= Robert S. Weiner =

American political pundit

Robert S. "Bob" Weiner (born April 3, 1947) is a newspaper columnist, American Democratic strategist and political commentator. Mr. Weiner served as campaign aide to Massachusetts Senator Edward M. Kennedy, chief of staff for the United States House Permanent Select Committee on Aging under Florida Congressman Claude Pepper, as well as a White House Chief of Press Relations and Director of Public Affairs during the Clinton and Bush administrations. He is president of the Maryland-based public relations firm Robert Weiner Associates and the founder and board member of the MD nonprofit group Solutions for Change. Weiner is best known for his progressive editorial articles, published in newspapers across the country, in which he addresses contemporary American public policy from a center-left position.
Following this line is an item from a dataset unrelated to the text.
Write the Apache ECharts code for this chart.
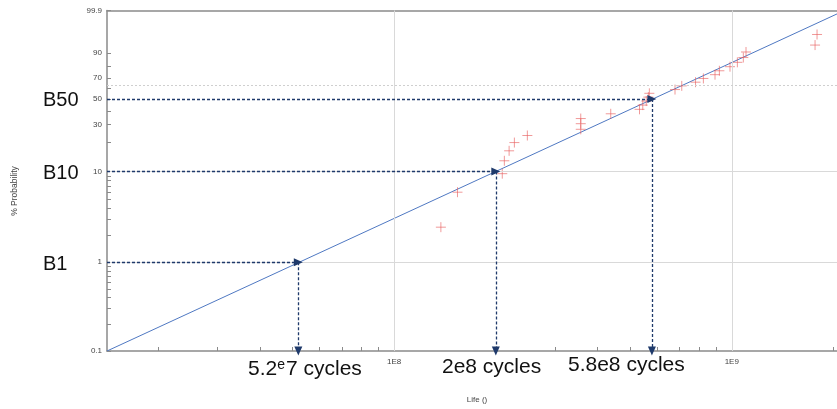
<!DOCTYPE html>
<html>
<head>
<meta charset="utf-8">
<script src="https://cdn.jsdelivr.net/npm/echarts@6/dist/echarts.min.js"></script>
<style>
  html, body { margin: 0; padding: 0; background: #fff; }
  #chart { width: 837px; height: 409px; }
</style>
</head>
<body>
<div id="chart"></div>
<script>
// Failure times (cycles) and their median-rank unreliability (%)
const lifeCycles = [1.375e8, 1.54e8, 2.09e8, 2.12e8, 2.19e8, 2.27e8, 2.48e8,
  3.57e8, 3.57e8, 3.57e8, 4.38e8, 5.33e8, 5.45e8, 5.58e8, 5.66e8, 5.70e8,
  6.79e8, 7.11e8, 7.81e8, 8.24e8, 8.92e8, 9.19e8, 9.88e8, 1.039e9, 1.082e9,
  1.102e9, 1.765e9, 1.789e9];
const probability = [2.46, 5.99, 9.51, 13.03, 16.55, 20.07, 23.59,
  27.11, 30.63, 34.15, 37.68, 41.20, 44.72, 48.24, 51.76, 55.28,
  58.80, 62.32, 65.85, 69.37, 72.89, 76.41, 79.93, 83.45, 86.97,
  90.49, 94.01, 97.54];

// Fitted Weibull line, end points across the plot
const fitLife = [1.41e7, 2.05e9];
const fitProb = [0.1, 99.82];

// B-life readings
const bNames = ['B1', 'B10', 'B50'];
const bProb = [1, 10, 50];
const bLife = [5.2e7, 2e8, 5.8e8];

// Axis ranges and ticks
const xRange = [1.41e7, 2.05e9];
const yRange = [0.1, 99.9];
const xLabelValues = [1e8, 1e9];
const xLabelText = ['1E8', '1E9'];
const xTickValues = [2e7, 3e7, 4e7, 5e7, 6e7, 7e7, 8e7, 9e7, 1e8,
  2e8, 3e8, 4e8, 5e8, 6e8, 7e8, 8e8, 9e8, 1e9, 2e9];
const yLabelValues = [0.1, 1, 10, 30, 50, 70, 90, 99.9];
const yTickValues = [0.1, 0.2, 0.3, 0.4, 0.5, 0.6, 0.7, 0.8, 0.9, 1,
  2, 3, 4, 5, 6, 7, 8, 9, 10, 20, 30, 40, 50, 60, 70, 80, 90, 99.9];
const xGridValues = [1e8, 1e9];
const yGridValues = [1, 10];
const characteristicLife = 63.2;

// Weibull probability paper: log10 on x, ln(-ln(1-F)) on y
const lg = v => Math.log10(v);
const wb = p => Math.log(-Math.log(1 - p / 100));
const wbInv = w => 100 * (1 - Math.exp(-Math.exp(w)));

const FONT = '"Liberation Sans", Arial, sans-serif';
const AXIS_COLOR = '#8a8a8a';
const GRID_COLOR = '#d9d9d9';
const ARROW_COLOR = '#1f3a6b';

const points = lifeCycles.map((x, i) => [lg(x), wb(probability[i])]);
const fitLine = fitLife.map((x, i) => [lg(x), wb(fitProb[i])]);

const xMin = lg(xRange[0]), xMax = lg(xRange[1]);
const yMin = wb(yRange[0]), yMax = wb(yRange[1]);

const gridLines = [];
xGridValues.forEach(v => gridLines.push({ xAxis: lg(v), lineStyle: { color: GRID_COLOR, type: 'solid', width: 1 } }));
yGridValues.forEach(v => gridLines.push({ yAxis: wb(v), lineStyle: { color: GRID_COLOR, type: 'solid', width: 1 } }));
gridLines.push({ yAxis: wb(characteristicLife), lineStyle: { color: '#cfcfcf', type: [2, 2], width: 1 } });

const arrowLines = [];
bLife.forEach((life, i) => {
  const x = lg(life), y = wb(bProb[i]);
  arrowLines.push([{ coord: [xMin, y] }, { coord: [x, y] }]);
  arrowLines.push([{ coord: [x, y] }, { coord: [x, yMin] }]);
});

const nearest = (v, list) => list.reduce((a, b) => Math.abs(b - v) < Math.abs(a - v) ? b : a);

const chart = echarts.init(document.getElementById('chart'));
chart.setOption({
  animation: false,
  backgroundColor: '#ffffff',
  grid: { left: 107, right: 0, top: 10.5, bottom: 55.5, containLabel: false },
  xAxis: [{
    type: 'value', min: xMin, max: xMax,
    axisLine: { show: true, onZero: false, lineStyle: { color: AXIS_COLOR, width: 1.5 } },
    axisTick: { show: true, inside: true, length: 4, lineStyle: { color: AXIS_COLOR, width: 1 },
      customValues: xTickValues.map(lg) },
    axisLabel: { show: true, margin: 7, fontSize: 8, color: '#444', fontFamily: FONT,
      customValues: xLabelValues.map(lg),
      formatter: v => xLabelText[xLabelValues.indexOf(nearest(Math.pow(10, v), xLabelValues))] },
    splitLine: { show: false },
    name: 'Life ()', nameLocation: 'middle', nameGap: 45,
    nameTextStyle: { fontSize: 8, color: '#444', fontFamily: FONT, padding: [0, 0, 0, 10] }
  }, {
    type: 'value', position: 'top', min: xMin, max: xMax,
    axisLine: { show: true, onZero: false, lineStyle: { color: AXIS_COLOR, width: 1.5 } },
    axisTick: { show: false }, axisLabel: { show: false }, splitLine: { show: false }
  }],
  yAxis: {
    type: 'value', min: yMin, max: yMax,
    axisLine: { show: true, onZero: false, lineStyle: { color: AXIS_COLOR, width: 1.5 } },
    axisTick: { show: true, inside: true, length: 4, lineStyle: { color: AXIS_COLOR, width: 1 },
      customValues: yTickValues.map(wb) },
    axisLabel: { show: true, margin: 5, fontSize: 8, color: '#444', fontFamily: FONT,
      customValues: yLabelValues.map(wb),
      formatter: v => String(nearest(wbInv(v), yLabelValues)) },
    splitLine: { show: false }
  },
  series: [
    {
      type: 'line', data: [], silent: true, z: 1,
      markLine: { silent: true, symbol: ['none', 'none'], label: { show: false }, data: gridLines }
    },
    {
      type: 'line', data: fitLine, showSymbol: false, symbol: 'none', z: 3,
      lineStyle: { color: '#4f78c2', width: 1 }
    },
    {
      type: 'scatter', data: points, z: 4,
      symbol: 'path://M0,5 L10,5 M5,0 L5,10', symbolSize: 10,
      itemStyle: { color: 'none', borderColor: 'rgba(232,96,96,0.8)', borderWidth: 1 }
    },
    {
      type: 'line', data: [], silent: true, z: 5,
      markLine: {
        silent: true, symbol: ['none', 'triangle'], symbolSize: [8, 9],
        label: { show: false },
        lineStyle: { color: ARROW_COLOR, type: [3, 2], width: 1.3 },
        itemStyle: { color: ARROW_COLOR },
        data: arrowLines
      }
    }
  ],
  graphic: [
    { type: 'text', style: { text: bNames[2], x: 43, y: 100, verticalAlign: 'middle', font: '20px ' + FONT, fill: '#111' } },
    { type: 'text', style: { text: bNames[1], x: 43, y: 173, verticalAlign: 'middle', font: '20px ' + FONT, fill: '#111' } },
    { type: 'text', style: { text: bNames[0], x: 43, y: 264, verticalAlign: 'middle', font: '20px ' + FONT, fill: '#111' } },
    { type: 'text', style: {
        text: '{a|5.2}{s|e}{a|7 cycles}', x: 248, y: 369, verticalAlign: 'middle',
        rich: {
          a: { fontSize: 21, fontFamily: FONT, fill: '#111', color: '#111' },
          s: { fontSize: 14, fontFamily: FONT, fill: '#111', color: '#111', verticalAlign: 'top', padding: [0, 1, 6, 0] }
        } } },
    { type: 'text', style: { text: '2e8 cycles', x: 442, y: 367.5, verticalAlign: 'middle', font: '21px ' + FONT, fill: '#111' } },
    { type: 'text', style: { text: '5.8e8 cycles', x: 568, y: 365.5, verticalAlign: 'middle', font: '21px ' + FONT, fill: '#111' } },
    { type: 'text', rotation: Math.PI / 2, x: 15, y: 191, style: {
        text: '% Probability', x: 0, y: 0, align: 'center', verticalAlign: 'middle',
        font: '8.5px ' + FONT, fill: '#444' } }
  ]
});
</script>
</body>
</html>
He is married to Dr. Patricia Berg.

== Education ==
Mr. Weiner obtained his BA from Oberlin College in 1969 and his MA in recent American history from the University of Massachusetts Amherst in 1974.

He was a member of the Oberlin Student Cooperative Association, of which he was elected Treasurer.

== Early political career ==

=== Watergate era ===
In 1970, he volunteered as the Western Massachusetts Student Co-coordinator for Senator Edward Kennedy. After ratification of the 26th Amendment in 1971, which lowered the voting age in the United States from 21 to 18, he took a job as the first National Youth Voter Registration Coordinator at the Democratic National Committee, headquartered in the Watergate office building. In 1972, he began work as national youth voter registration media coordinator for the Democrats' Get-out-the-Vote campaign, also headquartered at the Watergate.

=== Age discrimination ===
Weiner served as chief of staff for the U.S. House of Representatives Select Committee on Aging from 1976 to 1980, under Chairman Claude Pepper. His work during this time focused on protecting Social Security and Medicare and enacting of Age Discrimination in Employment Act Amendments in 1978, which abolished mandatory retirement age at age 65.

== 1980s through 2000s ==
From 1987 through 1990, Mr. Weiner served as press secretary and media coordinator for the U.S. House of Representatives Select Committee on Narcotics under Congressman Charles Rangel. From 1990 through 1995, he was the press secretary and communications director on the U.S. House of Representatives Committee on Government Operations and National Security Subcommittee, chaired by Congressman John Conyers. From May 1995 until August 2001, Mr. Weiner served as chief of press relations and director of public affairs for the White House Office of Drug Policy.

During the Monica Lewinsky scandal, Weiner was subpoenaed to testify before the Whitewater-Lewinsky grand jury by independent council Kenneth Starr. Starr cited Weiner's work as a White House spokesman at the time to justify his subpoena; however it was later revealed that Starr was motivated by Weiner's comments to a friend concerning the legality of Linda Tripp's secret recording of private phone calls with Monica Lewinsky, a felony in the state of Maryland. Upon exiting the courthouse, Weiner is quoted as saying "this is an incredible overreach by the prosecutor to have subpoenaed us. It is Big Brother at its worst and it really scares you."

=== Drug policy ===
Though Weiner is progressive on most issues, he is conservative on drug issues, reflecting his six years at the Office of National Drug Control Policy and five years working with the House Narcotics Committee. He has been interviewed frequently on drug policy issue on CNN's Crossfire, Bill Maher's Politically Incorrect, and on other television and radio programs and in print media.